→ **Problem to work on**:
The copy must start at the line that contains "Write the TikZ code for this diagram." and finish at the line that contains "(0,0) rectangle (533,964);", reproducing each line exactly. Any picture in that span is omitted.

→ **Data for this exercise**:
══════════════════════════════

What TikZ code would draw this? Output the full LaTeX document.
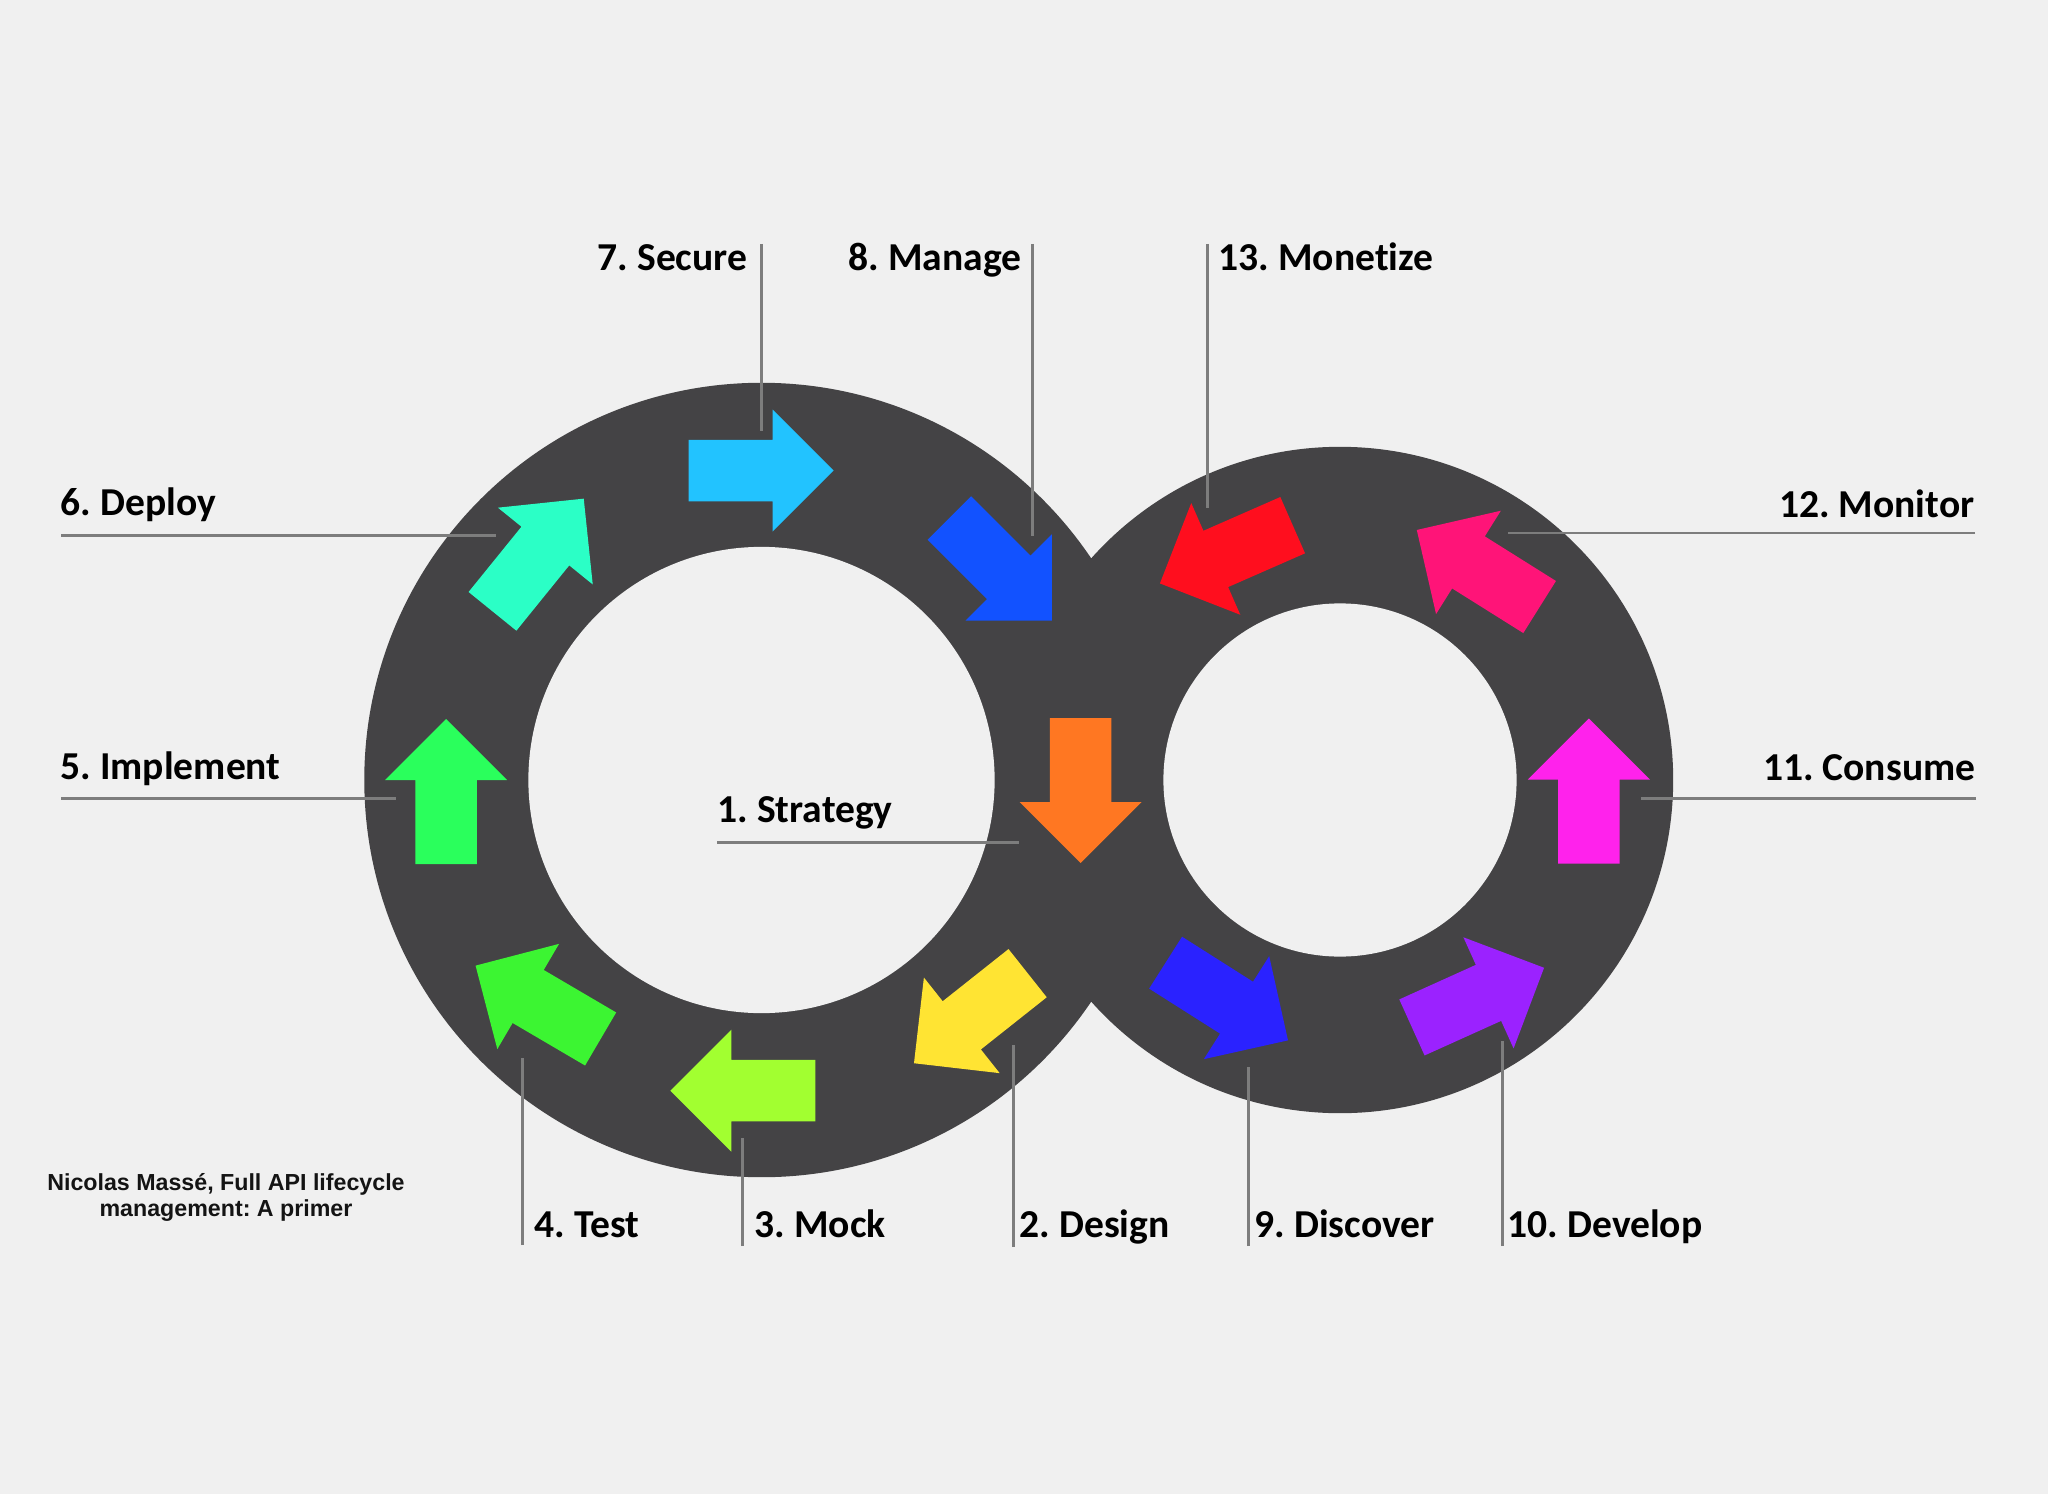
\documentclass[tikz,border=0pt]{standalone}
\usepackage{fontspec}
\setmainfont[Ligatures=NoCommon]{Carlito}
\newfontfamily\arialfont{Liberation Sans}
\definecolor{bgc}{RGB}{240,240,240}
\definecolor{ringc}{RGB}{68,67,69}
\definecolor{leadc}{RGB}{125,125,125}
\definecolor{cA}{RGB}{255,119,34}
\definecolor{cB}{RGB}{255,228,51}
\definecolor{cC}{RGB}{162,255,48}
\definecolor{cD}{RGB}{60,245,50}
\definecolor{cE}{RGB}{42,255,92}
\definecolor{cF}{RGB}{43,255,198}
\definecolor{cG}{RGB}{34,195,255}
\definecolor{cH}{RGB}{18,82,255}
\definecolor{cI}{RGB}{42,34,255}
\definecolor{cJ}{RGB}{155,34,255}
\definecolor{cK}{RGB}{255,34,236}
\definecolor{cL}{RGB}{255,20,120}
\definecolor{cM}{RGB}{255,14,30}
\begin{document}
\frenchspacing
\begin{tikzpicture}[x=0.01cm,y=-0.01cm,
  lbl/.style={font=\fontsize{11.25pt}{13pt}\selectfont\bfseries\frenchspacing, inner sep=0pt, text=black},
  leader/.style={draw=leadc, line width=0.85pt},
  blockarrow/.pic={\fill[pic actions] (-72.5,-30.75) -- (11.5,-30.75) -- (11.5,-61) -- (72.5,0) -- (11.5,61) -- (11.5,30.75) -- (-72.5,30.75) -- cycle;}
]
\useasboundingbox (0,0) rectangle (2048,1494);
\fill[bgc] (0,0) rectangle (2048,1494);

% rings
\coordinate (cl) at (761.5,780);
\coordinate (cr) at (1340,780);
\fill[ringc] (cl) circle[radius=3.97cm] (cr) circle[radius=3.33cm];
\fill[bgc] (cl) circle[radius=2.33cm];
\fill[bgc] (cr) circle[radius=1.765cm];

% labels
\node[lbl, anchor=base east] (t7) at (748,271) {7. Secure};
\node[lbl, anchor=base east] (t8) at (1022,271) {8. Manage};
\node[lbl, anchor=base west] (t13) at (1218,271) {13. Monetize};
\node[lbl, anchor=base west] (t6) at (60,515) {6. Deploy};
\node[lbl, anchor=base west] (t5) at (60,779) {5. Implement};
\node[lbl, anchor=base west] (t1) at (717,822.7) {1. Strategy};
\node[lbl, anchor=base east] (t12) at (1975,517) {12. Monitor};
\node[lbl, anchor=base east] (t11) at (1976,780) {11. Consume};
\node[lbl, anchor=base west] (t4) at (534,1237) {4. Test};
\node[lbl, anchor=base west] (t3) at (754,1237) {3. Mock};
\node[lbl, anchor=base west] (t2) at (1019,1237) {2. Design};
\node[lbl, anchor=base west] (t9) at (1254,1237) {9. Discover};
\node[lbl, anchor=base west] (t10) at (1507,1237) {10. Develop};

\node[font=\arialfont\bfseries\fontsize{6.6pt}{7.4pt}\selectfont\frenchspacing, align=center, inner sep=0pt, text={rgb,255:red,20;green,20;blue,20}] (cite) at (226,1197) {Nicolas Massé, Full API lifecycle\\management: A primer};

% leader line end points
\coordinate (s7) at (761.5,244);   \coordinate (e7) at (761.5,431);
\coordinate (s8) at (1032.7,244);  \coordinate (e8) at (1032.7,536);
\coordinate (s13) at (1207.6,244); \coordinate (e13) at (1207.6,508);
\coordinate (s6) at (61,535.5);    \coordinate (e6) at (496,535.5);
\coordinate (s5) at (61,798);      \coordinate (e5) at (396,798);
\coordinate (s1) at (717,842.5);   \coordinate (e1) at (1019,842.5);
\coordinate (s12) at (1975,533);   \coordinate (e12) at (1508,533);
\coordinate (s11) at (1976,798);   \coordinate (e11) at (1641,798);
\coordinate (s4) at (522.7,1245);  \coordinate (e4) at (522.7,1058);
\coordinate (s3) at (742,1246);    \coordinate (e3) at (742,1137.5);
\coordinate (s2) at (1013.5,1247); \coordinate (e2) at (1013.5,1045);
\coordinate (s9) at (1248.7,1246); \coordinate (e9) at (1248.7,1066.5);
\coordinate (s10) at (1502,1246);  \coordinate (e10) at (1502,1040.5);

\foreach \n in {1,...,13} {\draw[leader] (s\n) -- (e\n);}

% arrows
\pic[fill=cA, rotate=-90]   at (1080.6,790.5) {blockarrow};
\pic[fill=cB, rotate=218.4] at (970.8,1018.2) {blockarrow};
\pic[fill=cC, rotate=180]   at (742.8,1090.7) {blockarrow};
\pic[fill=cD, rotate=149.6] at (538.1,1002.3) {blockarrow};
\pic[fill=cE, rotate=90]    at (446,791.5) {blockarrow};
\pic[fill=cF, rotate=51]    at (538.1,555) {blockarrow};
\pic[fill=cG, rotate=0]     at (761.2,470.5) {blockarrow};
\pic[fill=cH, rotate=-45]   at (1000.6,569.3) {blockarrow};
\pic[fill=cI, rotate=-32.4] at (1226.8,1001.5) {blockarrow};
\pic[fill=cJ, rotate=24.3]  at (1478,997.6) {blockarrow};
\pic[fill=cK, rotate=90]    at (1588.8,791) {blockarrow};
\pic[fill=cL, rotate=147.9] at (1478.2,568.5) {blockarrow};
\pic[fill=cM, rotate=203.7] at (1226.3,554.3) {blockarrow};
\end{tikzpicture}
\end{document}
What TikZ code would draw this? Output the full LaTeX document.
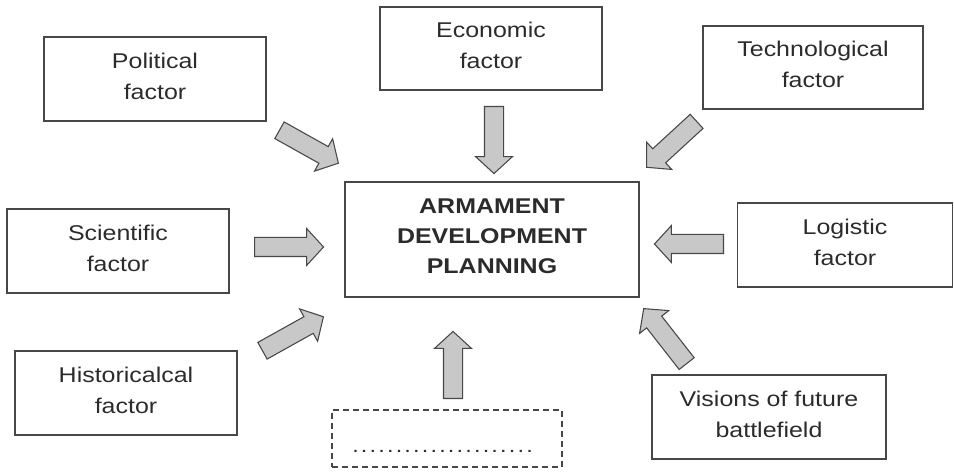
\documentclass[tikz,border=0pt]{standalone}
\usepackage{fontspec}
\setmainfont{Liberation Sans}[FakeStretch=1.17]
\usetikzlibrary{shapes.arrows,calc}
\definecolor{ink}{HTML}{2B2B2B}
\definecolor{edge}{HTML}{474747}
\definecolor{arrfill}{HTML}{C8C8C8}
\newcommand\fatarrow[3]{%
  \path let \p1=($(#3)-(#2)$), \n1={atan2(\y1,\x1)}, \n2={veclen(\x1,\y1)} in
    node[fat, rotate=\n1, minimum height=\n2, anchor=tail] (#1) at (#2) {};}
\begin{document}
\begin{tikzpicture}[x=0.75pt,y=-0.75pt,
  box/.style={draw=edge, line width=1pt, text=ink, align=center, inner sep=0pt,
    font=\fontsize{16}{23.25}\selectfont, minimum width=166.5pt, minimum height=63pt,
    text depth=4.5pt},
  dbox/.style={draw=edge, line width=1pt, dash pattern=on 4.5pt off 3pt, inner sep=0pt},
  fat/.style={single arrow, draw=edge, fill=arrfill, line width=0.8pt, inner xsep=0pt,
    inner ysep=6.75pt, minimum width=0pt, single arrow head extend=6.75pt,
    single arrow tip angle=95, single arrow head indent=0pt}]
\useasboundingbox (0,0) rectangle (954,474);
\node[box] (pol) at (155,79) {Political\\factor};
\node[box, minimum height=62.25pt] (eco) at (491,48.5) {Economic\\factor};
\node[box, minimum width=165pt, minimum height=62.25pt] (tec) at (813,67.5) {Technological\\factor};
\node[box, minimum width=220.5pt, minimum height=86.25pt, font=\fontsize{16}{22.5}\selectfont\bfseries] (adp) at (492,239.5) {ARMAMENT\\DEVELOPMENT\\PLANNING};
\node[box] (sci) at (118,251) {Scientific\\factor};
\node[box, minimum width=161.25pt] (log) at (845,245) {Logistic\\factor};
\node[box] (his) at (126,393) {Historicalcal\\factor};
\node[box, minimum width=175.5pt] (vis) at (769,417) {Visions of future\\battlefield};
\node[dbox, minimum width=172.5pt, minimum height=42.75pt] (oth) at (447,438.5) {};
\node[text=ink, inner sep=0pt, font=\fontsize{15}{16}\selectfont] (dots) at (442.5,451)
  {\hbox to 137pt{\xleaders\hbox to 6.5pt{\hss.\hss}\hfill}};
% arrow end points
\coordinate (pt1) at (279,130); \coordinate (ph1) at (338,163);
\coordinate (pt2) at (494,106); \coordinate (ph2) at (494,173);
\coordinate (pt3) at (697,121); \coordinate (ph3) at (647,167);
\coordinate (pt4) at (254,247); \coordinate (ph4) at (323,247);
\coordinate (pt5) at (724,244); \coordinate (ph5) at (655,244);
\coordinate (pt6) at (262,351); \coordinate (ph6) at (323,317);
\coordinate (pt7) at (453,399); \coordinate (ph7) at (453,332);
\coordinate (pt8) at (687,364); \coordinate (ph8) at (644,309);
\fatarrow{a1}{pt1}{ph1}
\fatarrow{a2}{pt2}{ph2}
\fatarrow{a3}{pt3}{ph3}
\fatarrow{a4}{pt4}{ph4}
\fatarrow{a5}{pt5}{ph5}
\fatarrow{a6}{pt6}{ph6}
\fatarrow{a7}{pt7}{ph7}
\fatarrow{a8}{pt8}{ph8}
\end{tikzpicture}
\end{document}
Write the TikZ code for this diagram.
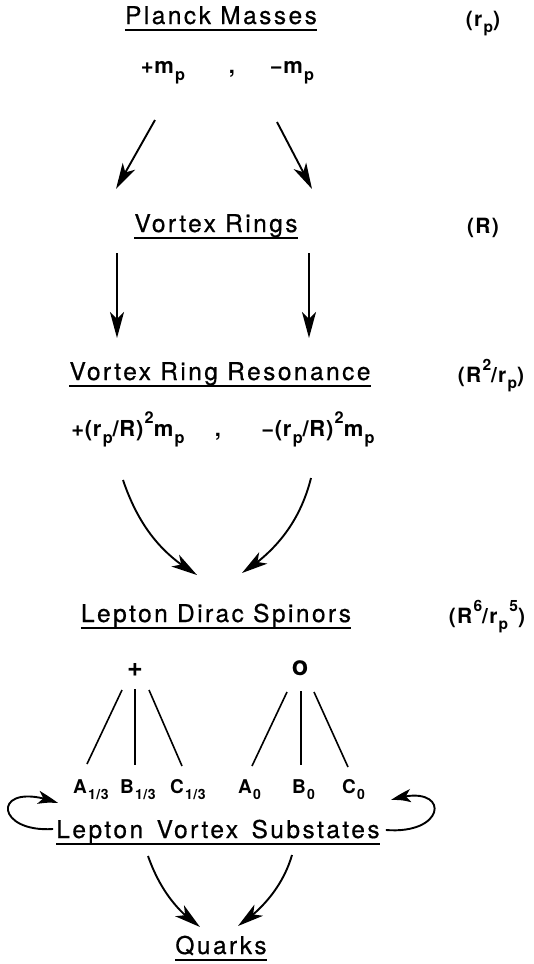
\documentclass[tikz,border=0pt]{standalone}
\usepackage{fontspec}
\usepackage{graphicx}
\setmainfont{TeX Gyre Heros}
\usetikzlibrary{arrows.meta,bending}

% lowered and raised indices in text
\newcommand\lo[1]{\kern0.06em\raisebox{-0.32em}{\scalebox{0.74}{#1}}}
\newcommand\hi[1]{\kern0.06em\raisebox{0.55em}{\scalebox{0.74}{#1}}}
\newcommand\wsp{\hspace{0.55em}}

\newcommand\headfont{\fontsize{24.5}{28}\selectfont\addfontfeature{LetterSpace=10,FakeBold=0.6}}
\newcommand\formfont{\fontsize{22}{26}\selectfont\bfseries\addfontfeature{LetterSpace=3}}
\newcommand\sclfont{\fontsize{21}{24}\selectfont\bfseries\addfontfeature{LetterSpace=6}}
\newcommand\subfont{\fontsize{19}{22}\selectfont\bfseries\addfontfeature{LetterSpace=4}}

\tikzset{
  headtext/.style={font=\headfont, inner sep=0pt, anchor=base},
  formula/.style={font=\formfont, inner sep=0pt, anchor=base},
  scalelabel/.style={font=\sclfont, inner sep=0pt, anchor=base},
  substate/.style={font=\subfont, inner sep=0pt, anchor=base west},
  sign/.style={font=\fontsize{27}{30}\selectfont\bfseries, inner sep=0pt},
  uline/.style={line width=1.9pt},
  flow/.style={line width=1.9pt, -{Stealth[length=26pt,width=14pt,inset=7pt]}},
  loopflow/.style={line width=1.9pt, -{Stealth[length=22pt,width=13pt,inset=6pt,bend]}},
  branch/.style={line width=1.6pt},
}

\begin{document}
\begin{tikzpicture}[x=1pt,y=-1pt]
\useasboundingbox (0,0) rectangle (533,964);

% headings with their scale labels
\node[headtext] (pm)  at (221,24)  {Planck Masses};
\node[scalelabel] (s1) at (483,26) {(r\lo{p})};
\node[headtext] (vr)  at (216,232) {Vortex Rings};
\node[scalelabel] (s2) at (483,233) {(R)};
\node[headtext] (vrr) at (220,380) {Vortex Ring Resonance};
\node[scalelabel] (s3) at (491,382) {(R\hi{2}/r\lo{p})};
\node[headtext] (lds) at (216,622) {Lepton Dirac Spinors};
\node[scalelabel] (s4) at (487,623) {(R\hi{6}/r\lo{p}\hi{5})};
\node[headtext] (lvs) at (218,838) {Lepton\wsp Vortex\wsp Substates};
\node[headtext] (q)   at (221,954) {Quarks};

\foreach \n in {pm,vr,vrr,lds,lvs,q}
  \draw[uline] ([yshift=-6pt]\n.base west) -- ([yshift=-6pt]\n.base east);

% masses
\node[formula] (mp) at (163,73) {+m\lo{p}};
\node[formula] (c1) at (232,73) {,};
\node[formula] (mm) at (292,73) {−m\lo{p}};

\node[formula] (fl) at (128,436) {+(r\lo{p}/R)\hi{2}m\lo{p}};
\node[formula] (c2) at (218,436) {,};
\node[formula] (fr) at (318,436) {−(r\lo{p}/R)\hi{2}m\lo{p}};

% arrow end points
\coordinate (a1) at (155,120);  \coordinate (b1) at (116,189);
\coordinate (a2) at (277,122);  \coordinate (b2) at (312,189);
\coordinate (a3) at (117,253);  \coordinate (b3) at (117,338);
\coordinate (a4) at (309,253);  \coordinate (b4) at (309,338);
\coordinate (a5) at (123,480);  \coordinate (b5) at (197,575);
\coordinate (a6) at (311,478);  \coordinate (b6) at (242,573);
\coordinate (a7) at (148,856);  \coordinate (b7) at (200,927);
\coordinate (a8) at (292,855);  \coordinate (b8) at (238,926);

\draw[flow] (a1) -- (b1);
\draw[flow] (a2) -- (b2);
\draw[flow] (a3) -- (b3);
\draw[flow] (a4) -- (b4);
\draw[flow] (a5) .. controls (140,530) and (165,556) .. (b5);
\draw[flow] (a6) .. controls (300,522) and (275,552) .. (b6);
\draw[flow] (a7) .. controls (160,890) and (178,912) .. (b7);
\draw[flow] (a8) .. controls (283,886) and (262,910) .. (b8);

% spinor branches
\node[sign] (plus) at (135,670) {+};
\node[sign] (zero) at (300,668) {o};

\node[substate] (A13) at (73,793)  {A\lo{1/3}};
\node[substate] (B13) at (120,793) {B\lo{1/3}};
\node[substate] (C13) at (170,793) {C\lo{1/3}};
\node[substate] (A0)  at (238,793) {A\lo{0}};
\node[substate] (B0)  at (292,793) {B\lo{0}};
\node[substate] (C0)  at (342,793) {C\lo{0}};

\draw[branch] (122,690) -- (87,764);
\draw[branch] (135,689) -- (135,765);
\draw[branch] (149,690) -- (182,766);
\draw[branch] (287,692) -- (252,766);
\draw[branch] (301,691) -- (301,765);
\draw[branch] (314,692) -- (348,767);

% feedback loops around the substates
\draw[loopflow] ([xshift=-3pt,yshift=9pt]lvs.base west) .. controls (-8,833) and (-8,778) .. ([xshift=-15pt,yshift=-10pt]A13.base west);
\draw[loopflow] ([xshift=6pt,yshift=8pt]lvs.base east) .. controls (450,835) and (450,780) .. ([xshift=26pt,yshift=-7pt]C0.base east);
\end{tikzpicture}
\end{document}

══════════════════════════════

→ **Finished exercise**:
Write the TikZ code for this diagram.
\documentclass[tikz,border=0pt]{standalone}
\usepackage{fontspec}
\usepackage{graphicx}
\setmainfont{TeX Gyre Heros}
\usetikzlibrary{arrows.meta,bending}

% lowered and raised indices in text
\newcommand\lo[1]{\kern0.06em\raisebox{-0.32em}{\scalebox{0.74}{#1}}}
\newcommand\hi[1]{\kern0.06em\raisebox{0.55em}{\scalebox{0.74}{#1}}}
\newcommand\wsp{\hspace{0.55em}}

\newcommand\headfont{\fontsize{24.5}{28}\selectfont\addfontfeature{LetterSpace=10,FakeBold=0.6}}
\newcommand\formfont{\fontsize{22}{26}\selectfont\bfseries\addfontfeature{LetterSpace=3}}
\newcommand\sclfont{\fontsize{21}{24}\selectfont\bfseries\addfontfeature{LetterSpace=6}}
\newcommand\subfont{\fontsize{19}{22}\selectfont\bfseries\addfontfeature{LetterSpace=4}}

\tikzset{
  headtext/.style={font=\headfont, inner sep=0pt, anchor=base},
  formula/.style={font=\formfont, inner sep=0pt, anchor=base},
  scalelabel/.style={font=\sclfont, inner sep=0pt, anchor=base},
  substate/.style={font=\subfont, inner sep=0pt, anchor=base west},
  sign/.style={font=\fontsize{27}{30}\selectfont\bfseries, inner sep=0pt},
  uline/.style={line width=1.9pt},
  flow/.style={line width=1.9pt, -{Stealth[length=26pt,width=14pt,inset=7pt]}},
  loopflow/.style={line width=1.9pt, -{Stealth[length=22pt,width=13pt,inset=6pt,bend]}},
  branch/.style={line width=1.6pt},
}

\begin{document}
\begin{tikzpicture}[x=1pt,y=-1pt]
\useasboundingbox (0,0) rectangle (533,964);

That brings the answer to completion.